The shift of Chinglish from stigmatized "erroneous output" to a recognized linguistic variety encapsulates the fundamental principles and potential origins of language evolution. In contrast, "English-style Chinese"—literal translations that transplant English syntactic structures into Chinese—often poses significant cognitive processing burdens for readers. English, a language typified by hierarchical syntax, readily embraces juxtaposed structures under the influence of Chinese in cross-linguistic contact; yet Chinese demonstrates notable resistance to adopting hierarchical syntactic patterns, as such structures heighten cognitive processing difficulty.
This cross-linguistic asymmetry suggests that juxtaposition syntax is more foundational in human language. From the perspective of evolutionary linguistics, the rationale lies in the fact that hierarchical syntactic structures are relatively late-developing, cognitively fragile, and costly to process, thus triggering resistance during cross-system linguistic transfer. Juxtaposition syntax, by contrast, is evolutionarily more primitive: its structures rely less on functional cores and boast far stronger cross-linguistic transferability.
Speaker Biography
Wan Quan is a Research Fellow at the Institute of Linguistics, Chinese Academy of Social Sciences, a Postdoctoral Supervisor, and a doctoral advisor at the School of Liberal Arts, University of Chinese Academy of Social Sciences. He is a recipient of the Special Government Allowance of the State Council.

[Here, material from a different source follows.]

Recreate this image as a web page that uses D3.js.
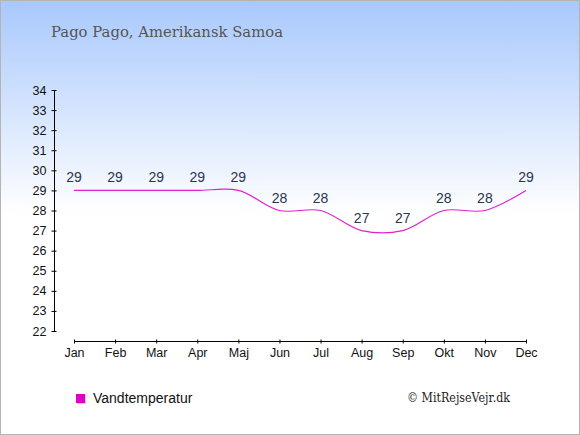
<!DOCTYPE html>
<html><head><meta charset="utf-8">
<script src="https://cdn.jsdelivr.net/npm/d3@7"></script>
<style>html,body{margin:0;padding:0;background:#fff}svg{display:block}</style>
</head><body>
<script>
const months = ["Jan","Feb","Mar","Apr","Maj","Jun","Jul","Aug","Sep","Okt","Nov","Dec"];
const waterTemp = [29,29,29,29,29,28,28,27,27,28,28,29];
const yTicks = [22,23,24,25,26,27,28,29,30,31,32,33,34];
const title = "Pago Pago, Amerikansk Samoa";
const legendLabel = "Vandtemperatur";
const credit = "© MitRejseVejr.dk";

const W = 580, H = 435;
const svg = d3.select("body").append("svg").attr("width", W).attr("height", H);
const defs = svg.append("defs");
const grad = defs.append("linearGradient").attr("id","bg")
  .attr("gradientUnits","userSpaceOnUse").attr("x1",0).attr("y1",0).attr("x2",0).attr("y2",215);
grad.append("stop").attr("offset",0).attr("stop-color","#a8c8fc");
grad.append("stop").attr("offset",1).attr("stop-color","#ffffff");
svg.append("rect").attr("x",0).attr("y",0).attr("width",W).attr("height",H).attr("fill","url(#bg)");
svg.append("rect").attr("x",0.5).attr("y",0.5).attr("width",W-1).attr("height",H-1)
  .attr("fill","none").attr("stroke","#b4b4b4").attr("stroke-width",1);

svg.append("text").attr("x",51).attr("y",37).text(title)
  .attr("font-family","'DejaVu Serif', Georgia, serif").attr("font-size",15.5).attr("fill","#555")
  .attr("textLength",232).attr("lengthAdjust","spacingAndGlyphs");

const x = d3.scalePoint().domain(months).range([74,526]);
const y = d3.scaleLinear().domain([22,34]).range([331,90]);

// y axis
const yAx = svg.append("g").attr("transform","translate(54.5,0)");
yAx.call(d3.axisLeft(y).tickValues(yTicks).tickSizeOuter(0).tickSizeInner(3).tickPadding(5).tickFormat(d3.format("d")));
yAx.selectAll(".tick line").attr("x2",2).attr("x1",-3);
yAx.select(".domain").attr("d","M0,90V331");
yAx.selectAll("text").attr("font-family","'Liberation Sans', Arial, sans-serif").attr("font-size",12.5).attr("fill","#111");
yAx.selectAll("line,path").attr("stroke","#000");

// x axis
const xAx = svg.append("g").attr("transform","translate(0,341.5)");
xAx.call(d3.axisBottom(x).tickSizeOuter(0).tickSizeInner(2).tickPadding(5));
xAx.selectAll(".tick line").attr("y1",-2).attr("y2",2);
xAx.select(".domain").attr("d","M74,0H526");
xAx.selectAll("text").attr("font-family","'Liberation Sans', Arial, sans-serif").attr("font-size",12.5).attr("fill","#111");
xAx.selectAll("line,path").attr("stroke","#000");

// line
const line = d3.line().x((d,i)=>x(months[i])).y(d=>y(d)).curve(d3.curveCatmullRom.alpha(0.5));
svg.append("path").datum(waterTemp).attr("d",line).attr("fill","none").attr("stroke","#e020d0").attr("stroke-width",1.2);

// value labels
svg.append("g").selectAll("text").data(waterTemp).join("text")
  .attr("x",(d,i)=>x(months[i])).attr("y",d=>y(d)-8)
  .attr("text-anchor","middle").text(d=>d)
  .attr("font-family","'Liberation Sans', Arial, sans-serif").attr("font-size",14).attr("fill","#2a3550");

// legend
svg.append("rect").attr("x",77).attr("y",395).attr("width",9).attr("height",9).attr("fill","#cfcfcf");
svg.append("rect").attr("x",76).attr("y",394).attr("width",9).attr("height",9).attr("fill","#dd00cc");
svg.append("text").attr("x",93).attr("y",403).text(legendLabel)
  .attr("font-family","'Liberation Sans', Arial, sans-serif").attr("font-size",14).attr("fill","#111");
svg.append("text").attr("x",510).attr("y",402).attr("text-anchor","end").text(credit)
  .attr("font-family","'DejaVu Serif', Georgia, serif").attr("font-size",12.5).attr("fill","#222")
  .attr("textLength",103).attr("lengthAdjust","spacingAndGlyphs");
</script>
</body></html>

Dr. Wan has published over 60 academic papers in prestigious journals including Studies of the Chinese Language, World Chinese Language Teaching, and Contemporary Rhetoric. His monograph The Nature and Function of DE was awarded the Second Prize of the Lü Shuxiang Linguistics Award, and has been translated and published in both English and Korean.
His research centers on theoretical linguistics and syntactic semantics, rooted in the foundational tenets of the cognitive-functional linguistics school. His current research projects focus on Chinese categorial inclusion patterns, symmetrical syntax, verbal interaction, pragmatic and rhetorical studies, English-Chinese contrastive linguistics, and language ideology.